In a Sept. 6 letter to climate activist prisoners of conscience, Naomi Klein wrote, “In a world that was right-side up, you would be celebrated as the ones who helped break the spell that is setting our world on fire. In truth, your actions could still do that, if enough people know about them.”
It continues to be an urgent and essential task to ensure that more and more people do know about Oil Kills and other manifestations of resistance, but it is also evident that the world’s elites already understand the threat that these actions represent — the threat of mass uprising. That threat is precisely why nonviolent direct action in defense of planetary life is being criminalized so viciously.
Klein continued, “Movements against climate arson are already converging with movements against genocide and unfettered greed. The next wave of rebellion is coming.
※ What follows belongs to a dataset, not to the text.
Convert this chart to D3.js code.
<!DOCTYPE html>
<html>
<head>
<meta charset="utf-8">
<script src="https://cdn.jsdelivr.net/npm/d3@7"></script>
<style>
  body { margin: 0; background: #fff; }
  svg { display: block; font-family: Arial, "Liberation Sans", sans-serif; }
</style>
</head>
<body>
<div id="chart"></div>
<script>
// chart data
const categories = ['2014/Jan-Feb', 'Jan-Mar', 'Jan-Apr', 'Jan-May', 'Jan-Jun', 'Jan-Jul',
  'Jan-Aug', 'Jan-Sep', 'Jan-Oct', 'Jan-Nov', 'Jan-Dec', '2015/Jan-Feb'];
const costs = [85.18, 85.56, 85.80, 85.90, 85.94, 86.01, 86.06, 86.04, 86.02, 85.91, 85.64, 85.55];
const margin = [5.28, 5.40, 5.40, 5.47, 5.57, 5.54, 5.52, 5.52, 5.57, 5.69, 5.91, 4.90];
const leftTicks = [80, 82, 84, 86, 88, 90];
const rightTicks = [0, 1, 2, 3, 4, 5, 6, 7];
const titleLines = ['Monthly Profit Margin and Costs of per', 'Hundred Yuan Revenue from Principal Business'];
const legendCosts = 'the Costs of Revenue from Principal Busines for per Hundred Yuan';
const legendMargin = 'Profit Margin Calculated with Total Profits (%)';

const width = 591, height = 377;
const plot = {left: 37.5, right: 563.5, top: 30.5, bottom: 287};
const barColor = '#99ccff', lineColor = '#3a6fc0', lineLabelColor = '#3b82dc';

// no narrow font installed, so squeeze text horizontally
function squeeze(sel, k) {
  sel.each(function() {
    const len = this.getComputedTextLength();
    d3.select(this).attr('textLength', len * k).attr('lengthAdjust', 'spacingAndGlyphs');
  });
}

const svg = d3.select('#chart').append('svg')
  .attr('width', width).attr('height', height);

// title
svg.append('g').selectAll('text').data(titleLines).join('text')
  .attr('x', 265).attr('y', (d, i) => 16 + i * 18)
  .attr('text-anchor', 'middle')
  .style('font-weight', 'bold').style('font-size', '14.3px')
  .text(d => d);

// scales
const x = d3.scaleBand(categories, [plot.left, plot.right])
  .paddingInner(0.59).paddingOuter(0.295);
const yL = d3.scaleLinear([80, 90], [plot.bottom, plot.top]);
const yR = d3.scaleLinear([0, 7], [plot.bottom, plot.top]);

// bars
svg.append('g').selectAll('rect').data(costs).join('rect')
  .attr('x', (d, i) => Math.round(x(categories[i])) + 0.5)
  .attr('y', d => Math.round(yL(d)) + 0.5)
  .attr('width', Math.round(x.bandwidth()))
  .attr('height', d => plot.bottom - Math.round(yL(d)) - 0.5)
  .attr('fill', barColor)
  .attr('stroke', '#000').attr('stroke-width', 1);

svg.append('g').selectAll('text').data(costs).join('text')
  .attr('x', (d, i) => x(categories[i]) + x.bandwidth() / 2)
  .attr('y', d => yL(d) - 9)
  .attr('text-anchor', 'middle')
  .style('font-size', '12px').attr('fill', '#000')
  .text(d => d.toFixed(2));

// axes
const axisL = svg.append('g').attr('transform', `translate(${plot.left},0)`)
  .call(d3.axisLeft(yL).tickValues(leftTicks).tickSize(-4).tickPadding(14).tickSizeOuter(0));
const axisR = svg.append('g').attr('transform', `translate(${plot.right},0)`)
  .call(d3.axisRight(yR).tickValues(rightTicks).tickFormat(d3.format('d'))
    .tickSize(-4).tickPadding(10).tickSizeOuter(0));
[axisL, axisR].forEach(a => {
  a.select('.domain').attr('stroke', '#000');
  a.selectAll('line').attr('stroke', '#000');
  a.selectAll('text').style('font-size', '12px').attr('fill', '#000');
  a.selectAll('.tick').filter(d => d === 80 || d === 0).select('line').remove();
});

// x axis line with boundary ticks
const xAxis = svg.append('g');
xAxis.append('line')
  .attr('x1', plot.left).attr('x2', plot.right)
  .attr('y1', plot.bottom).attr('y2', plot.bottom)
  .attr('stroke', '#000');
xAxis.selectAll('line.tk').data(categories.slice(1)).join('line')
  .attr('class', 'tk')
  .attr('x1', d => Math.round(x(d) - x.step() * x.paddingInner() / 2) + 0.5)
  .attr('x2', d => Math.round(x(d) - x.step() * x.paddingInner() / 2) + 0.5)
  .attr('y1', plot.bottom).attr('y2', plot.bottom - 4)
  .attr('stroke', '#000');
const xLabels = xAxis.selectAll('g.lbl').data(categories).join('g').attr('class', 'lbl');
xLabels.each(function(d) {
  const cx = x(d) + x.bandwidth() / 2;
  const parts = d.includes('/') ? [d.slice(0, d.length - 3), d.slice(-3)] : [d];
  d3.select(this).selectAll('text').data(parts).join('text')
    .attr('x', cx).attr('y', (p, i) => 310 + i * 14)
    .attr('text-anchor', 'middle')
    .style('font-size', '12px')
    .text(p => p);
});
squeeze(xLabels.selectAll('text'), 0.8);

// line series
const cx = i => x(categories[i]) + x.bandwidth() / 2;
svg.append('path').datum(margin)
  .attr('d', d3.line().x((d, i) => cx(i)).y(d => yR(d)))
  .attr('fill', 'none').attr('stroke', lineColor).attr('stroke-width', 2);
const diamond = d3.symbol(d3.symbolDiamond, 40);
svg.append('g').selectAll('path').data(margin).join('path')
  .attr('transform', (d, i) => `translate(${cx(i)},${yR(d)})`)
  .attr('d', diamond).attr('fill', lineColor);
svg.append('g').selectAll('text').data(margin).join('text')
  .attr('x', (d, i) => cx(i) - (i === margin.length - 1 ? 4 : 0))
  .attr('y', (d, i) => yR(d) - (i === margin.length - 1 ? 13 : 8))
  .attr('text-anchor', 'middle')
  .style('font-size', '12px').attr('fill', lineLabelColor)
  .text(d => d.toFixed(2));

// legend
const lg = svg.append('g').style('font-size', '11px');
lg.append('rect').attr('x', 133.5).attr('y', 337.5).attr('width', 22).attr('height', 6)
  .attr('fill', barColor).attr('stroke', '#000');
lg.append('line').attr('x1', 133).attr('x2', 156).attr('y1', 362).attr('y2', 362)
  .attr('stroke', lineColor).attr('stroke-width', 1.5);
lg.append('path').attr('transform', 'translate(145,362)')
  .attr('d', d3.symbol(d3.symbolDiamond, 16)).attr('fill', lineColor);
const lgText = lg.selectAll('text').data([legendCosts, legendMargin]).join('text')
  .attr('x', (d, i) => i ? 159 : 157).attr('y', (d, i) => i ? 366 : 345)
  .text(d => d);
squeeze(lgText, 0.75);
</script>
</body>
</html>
Along with the tankers, I see it clearly on the horizon.” The Oil Kills uprising and fellow movements around the world have placed their bodies between those tankers and our shared future to say, “here, and no further.”
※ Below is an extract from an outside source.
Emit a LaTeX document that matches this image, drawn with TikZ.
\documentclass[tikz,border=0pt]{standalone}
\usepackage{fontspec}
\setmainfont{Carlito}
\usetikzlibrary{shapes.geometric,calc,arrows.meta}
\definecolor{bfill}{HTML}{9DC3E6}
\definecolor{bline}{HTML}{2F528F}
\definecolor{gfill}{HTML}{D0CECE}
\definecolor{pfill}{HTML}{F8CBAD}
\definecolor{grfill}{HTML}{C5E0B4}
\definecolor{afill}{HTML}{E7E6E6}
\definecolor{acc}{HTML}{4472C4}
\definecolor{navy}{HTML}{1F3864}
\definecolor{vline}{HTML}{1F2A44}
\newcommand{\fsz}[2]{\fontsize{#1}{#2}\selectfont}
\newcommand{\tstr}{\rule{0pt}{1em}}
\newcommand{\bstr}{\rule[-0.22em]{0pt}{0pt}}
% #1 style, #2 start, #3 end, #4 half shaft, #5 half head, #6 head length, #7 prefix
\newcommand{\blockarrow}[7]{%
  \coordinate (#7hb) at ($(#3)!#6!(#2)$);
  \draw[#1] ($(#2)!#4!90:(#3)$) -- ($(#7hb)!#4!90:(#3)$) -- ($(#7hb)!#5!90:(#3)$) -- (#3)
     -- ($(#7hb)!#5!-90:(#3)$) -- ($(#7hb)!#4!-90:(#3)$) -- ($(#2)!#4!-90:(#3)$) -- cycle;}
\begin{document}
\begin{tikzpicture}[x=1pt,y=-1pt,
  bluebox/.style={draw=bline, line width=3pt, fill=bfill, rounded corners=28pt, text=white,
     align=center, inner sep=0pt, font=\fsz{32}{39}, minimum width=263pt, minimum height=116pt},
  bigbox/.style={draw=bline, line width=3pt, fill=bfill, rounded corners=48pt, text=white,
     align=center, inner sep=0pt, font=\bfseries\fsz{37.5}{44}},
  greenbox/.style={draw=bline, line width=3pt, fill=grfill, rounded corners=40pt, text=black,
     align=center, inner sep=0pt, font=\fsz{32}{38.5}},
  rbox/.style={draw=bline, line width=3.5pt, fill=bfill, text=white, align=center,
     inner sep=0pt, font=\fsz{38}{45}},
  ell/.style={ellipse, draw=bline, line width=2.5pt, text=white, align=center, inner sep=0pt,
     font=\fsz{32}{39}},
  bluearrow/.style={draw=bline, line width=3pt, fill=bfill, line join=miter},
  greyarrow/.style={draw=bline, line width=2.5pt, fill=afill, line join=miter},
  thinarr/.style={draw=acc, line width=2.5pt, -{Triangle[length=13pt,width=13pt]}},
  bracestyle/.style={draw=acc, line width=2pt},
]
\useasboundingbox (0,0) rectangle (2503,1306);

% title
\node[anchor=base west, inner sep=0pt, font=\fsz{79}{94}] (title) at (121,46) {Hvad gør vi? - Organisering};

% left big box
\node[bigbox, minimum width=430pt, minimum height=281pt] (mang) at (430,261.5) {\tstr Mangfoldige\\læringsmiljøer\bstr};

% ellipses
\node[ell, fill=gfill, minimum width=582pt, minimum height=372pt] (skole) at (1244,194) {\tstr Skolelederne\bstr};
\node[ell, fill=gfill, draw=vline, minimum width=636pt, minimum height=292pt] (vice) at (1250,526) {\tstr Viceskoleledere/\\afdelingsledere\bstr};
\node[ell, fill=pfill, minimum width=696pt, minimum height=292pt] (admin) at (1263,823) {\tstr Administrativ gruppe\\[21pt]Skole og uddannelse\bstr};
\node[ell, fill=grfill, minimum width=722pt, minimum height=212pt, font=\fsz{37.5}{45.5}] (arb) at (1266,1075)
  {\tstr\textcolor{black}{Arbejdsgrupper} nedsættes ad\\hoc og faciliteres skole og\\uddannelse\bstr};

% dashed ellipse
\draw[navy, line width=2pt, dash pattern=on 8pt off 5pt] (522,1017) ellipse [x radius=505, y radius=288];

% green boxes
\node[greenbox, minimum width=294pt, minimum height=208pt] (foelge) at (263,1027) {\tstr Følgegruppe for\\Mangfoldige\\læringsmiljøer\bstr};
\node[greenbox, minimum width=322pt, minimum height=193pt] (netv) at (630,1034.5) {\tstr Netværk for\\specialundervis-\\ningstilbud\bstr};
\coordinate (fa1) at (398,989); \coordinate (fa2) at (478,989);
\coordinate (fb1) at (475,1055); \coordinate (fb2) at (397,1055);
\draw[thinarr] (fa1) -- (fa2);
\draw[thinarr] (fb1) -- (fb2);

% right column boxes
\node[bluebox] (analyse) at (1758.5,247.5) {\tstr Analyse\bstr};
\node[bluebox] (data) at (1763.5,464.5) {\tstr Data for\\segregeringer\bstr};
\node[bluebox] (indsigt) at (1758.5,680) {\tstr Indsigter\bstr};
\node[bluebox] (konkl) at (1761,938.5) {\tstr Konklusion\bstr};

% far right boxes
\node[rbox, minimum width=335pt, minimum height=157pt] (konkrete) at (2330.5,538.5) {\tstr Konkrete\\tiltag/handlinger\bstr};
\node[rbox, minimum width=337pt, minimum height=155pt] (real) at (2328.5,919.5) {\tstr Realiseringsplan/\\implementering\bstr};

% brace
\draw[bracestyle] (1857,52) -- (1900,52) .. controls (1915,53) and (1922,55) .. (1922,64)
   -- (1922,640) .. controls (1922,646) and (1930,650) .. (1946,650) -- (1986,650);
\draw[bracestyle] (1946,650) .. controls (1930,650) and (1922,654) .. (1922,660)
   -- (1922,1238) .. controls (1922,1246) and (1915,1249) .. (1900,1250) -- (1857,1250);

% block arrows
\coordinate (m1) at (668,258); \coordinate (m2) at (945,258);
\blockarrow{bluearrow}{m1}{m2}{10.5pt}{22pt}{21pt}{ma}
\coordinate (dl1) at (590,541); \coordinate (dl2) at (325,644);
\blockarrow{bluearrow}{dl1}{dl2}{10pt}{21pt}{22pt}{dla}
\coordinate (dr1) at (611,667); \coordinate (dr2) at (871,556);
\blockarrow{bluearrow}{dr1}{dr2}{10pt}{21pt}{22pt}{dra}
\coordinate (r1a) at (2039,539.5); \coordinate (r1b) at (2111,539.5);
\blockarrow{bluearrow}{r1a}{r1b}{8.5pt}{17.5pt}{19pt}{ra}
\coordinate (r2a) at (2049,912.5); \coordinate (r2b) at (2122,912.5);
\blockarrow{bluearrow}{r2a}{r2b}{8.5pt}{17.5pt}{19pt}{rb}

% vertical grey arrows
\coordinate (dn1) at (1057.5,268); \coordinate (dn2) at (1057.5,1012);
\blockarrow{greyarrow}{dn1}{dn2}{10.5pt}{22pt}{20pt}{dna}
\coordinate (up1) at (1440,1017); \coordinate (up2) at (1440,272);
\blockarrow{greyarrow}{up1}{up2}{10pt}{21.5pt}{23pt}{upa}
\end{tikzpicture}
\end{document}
If enough of us line up behind them, their actions could very well lead the way to an adoption of a treaty to end fossil fuels by 2030 — that remains to be won. What is for certain is that their actions are troubling the autopilot system, disrupting the mechanics of fossil-capital’s death march and creating desperately needed space to pursue alternate routes. Whatever else lies on the horizon, their contributions are already impacting the world in ways we cannot yet know, but will be unlikely to forget.